In yoga, relaxation is clearly defined as a state in which there is freedom from physical, emotional and mental tension. Practices such as yoga nidra are designed to systematically soothe away tensions at all these three levels.
Yoga nidra induces deep relaxation of the whole physical body. The muscles, nerves, heart, respiratory system, circulatory system, the ligaments, the brain, the eyes, the abdomen, the forehead, the kidneys . . . the whole body is systematically relaxed.
Next, yoga nidra gradually releases emotional tensions that are embedded in the mind. This does not happen overnight, but takes time and regular practice of yoga nidra combined with other forms of yoga.
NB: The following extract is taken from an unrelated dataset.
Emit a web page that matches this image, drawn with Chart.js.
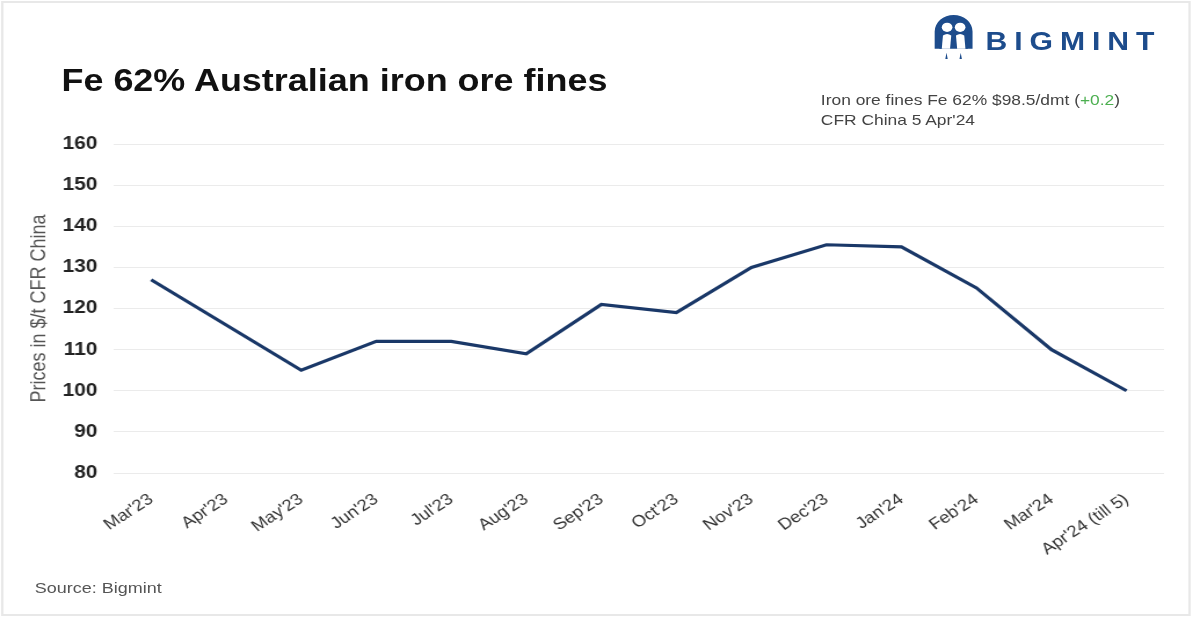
<!DOCTYPE html>
<html>
<head>
<meta charset="utf-8">
<script src="https://cdn.jsdelivr.net/npm/chart.js@4"></script>
<style>
  html, body { margin: 0; padding: 0; background: #fff; }
  body { width: 1200px; height: 618px; overflow: hidden; position: relative; font-family: "Liberation Sans", Arial, sans-serif; }
  /* the reference picture is a bit wider than tall, so the whole page is stretched sideways */
  #page { position: absolute; left: 0; top: 0; width: 1035px; height: 618px; transform: scaleX(1.1594); transform-origin: 0 0; }
  #frame { position: absolute; left: 1px; top: 1px; width: 1026px; height: 615px; border: 2px solid #e8e8e8; box-sizing: border-box; }
  #chart { position: absolute; left: 0; top: 0; }
  .title { position: absolute; left: 53px; top: 65px; font-size: 31px; line-height: 31px; font-weight: bold; color: #111; white-space: nowrap; }
  .note { position: absolute; left: 708px; top: 90px; font-size: 15px; line-height: 20px; color: #444; white-space: nowrap; }
  .note .up { color: #4caf50; }
  .brand { position: absolute; left: 850px; top: 28px; font-size: 26px; line-height: 26px; font-weight: bold; letter-spacing: 6px; color: #1d4c8c; }
  .logo { position: absolute; left: 804px; top: 12px; }
  .source { position: absolute; left: 30px; top: 578px; font-size: 15.5px; line-height: 20px; color: #555; }
</style>
</head>
<body>
<div id="page">
  <div id="frame"></div>
  <canvas id="chart" width="1035" height="618"></canvas>
  <div class="title">Fe 62% Australian iron ore fines</div>
  <svg class="logo" width="37" height="49" viewBox="0 0 36 48">
    <path d="M2 36 L2 19 A16 16 0 0 1 34 19 L34 36 L27 36 L27 24 A9 9 0 0 0 9 24 L9 36 Z" fill="#1d4c8c"/>
    <path d="M6 36 L6 20 A12 12 0 0 1 30 20 L30 36 Z" fill="#1d4c8c"/>
    <circle cx="12.5" cy="15" r="4.5" fill="#fff"/>
    <circle cx="23.5" cy="15" r="4.5" fill="#fff"/>
    <path d="M8 36 L9 23 Q12.5 20 16 23 L15 36 Z" fill="#fff"/>
    <path d="M21 36 L20 23 Q23.5 20 27 23 L28 36 Z" fill="#fff"/>
    <path d="M12 40 L13 46 L11 46 Z" fill="#1d4c8c"/>
    <path d="M24 40 L25 46 L23 46 Z" fill="#1d4c8c"/>
  </svg>
  <div class="brand">BIGMINT</div>
  <div class="note">Iron ore fines Fe 62% $98.5/dmt (<span class="up">+0.2</span>)<br>CFR China 5 Apr'24</div>
  <div class="source">Source: Bigmint</div>
</div>
<script>
const months = ["Mar'23", "Apr'23", "May'23", "Jun'23", "Jul'23", "Aug'23", "Sep'23",
    "Oct'23", "Nov'23", "Dec'23", "Jan'24", "Feb'24", "Mar'24", "Apr'24 (till 5)"];
const prices = [127, 116, 105, 112, 112, 109, 121, 119, 130, 135.5, 135, 125, 110, 100];
const yMin = 80;
const yMax = 160;
const yStep = 10;

const ctx = document.getElementById('chart');

new Chart(ctx, {
    type: 'line',
    data: {
        labels: months,
        datasets: [{
            label: 'Fe 62% Australian iron ore fines',
            data: prices,
            borderColor: '#1a3868',
            backgroundColor: '#1a3868',
            borderWidth: 3.2,
            pointRadius: 0,
            tension: 0
        }]
    },
    options: {
        responsive: false,
        animation: false,
        layout: {
            padding: { top: 144, right: 31, bottom: 0, left: 0 }
        },
        plugins: {
            legend: { display: false },
            tooltip: { enabled: false }
        },
        scales: {
            x: {
                offset: true,
                grid: { display: false },
                border: { display: false },
                ticks: {
                    autoSkip: false,
                    minRotation: 37,
                    maxRotation: 37,
                    padding: 9,
                    color: '#333',
                    font: { family: 'Liberation Sans', size: 16 }
                },
                afterFit: (scale) => { scale.height = 145; }
            },
            y: {
                min: yMin,
                max: yMax,
                border: { display: false },
                grid: { color: '#ebebeb', drawTicks: false },
                ticks: {
                    stepSize: yStep,
                    padding: 14,
                    color: '#222',
                    font: { family: 'Liberation Sans', size: 18, weight: 'bold' }
                },
                title: {
                    display: true,
                    text: 'Prices in $/t CFR China',
                    color: '#555',
                    padding: { top: 23, bottom: 0 },
                    font: { family: 'Liberation Sans', size: 18 }
                },
                afterFit: (scale) => { scale.width = 98; }
            }
        }
    }
});
</script>
</body>
</html>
It releases fears, anger, jealousy and other emotions that cause tension. All the emotions are brought to the surface, to conscious perception, and then discarded. They seem to evaporate, cease to cause inner turmoil and cease to have negative influences in one’s life. The more that they are removed, the more one relaxes, not only during yoga nidra practice, but in everyday life.
Yoga nidra tackles mental tension, which can be regarded as those aspects of the mind that are based on ignorance and wrong thinking. We are conditioned by the circumstances of life. These produce tension. Yoga nidra slowly helps to whittle away false thinking and ignorance. We gain deeper insight into our own being and the nature of existence. We start to plummet into the depths, or rise to the heights of the mind. The tensions of ignorance are gradually removed. This leads to greater and greater degrees of permanent relaxation.
Real relaxation comes only when you achieve a state of what can be called spiritual awareness. One sees a background and order behind all things, and begins to flow with the stream of life. One ceases to worry. This is real relaxation. It comes through the practice of yoga in general, aided by yoga nidra.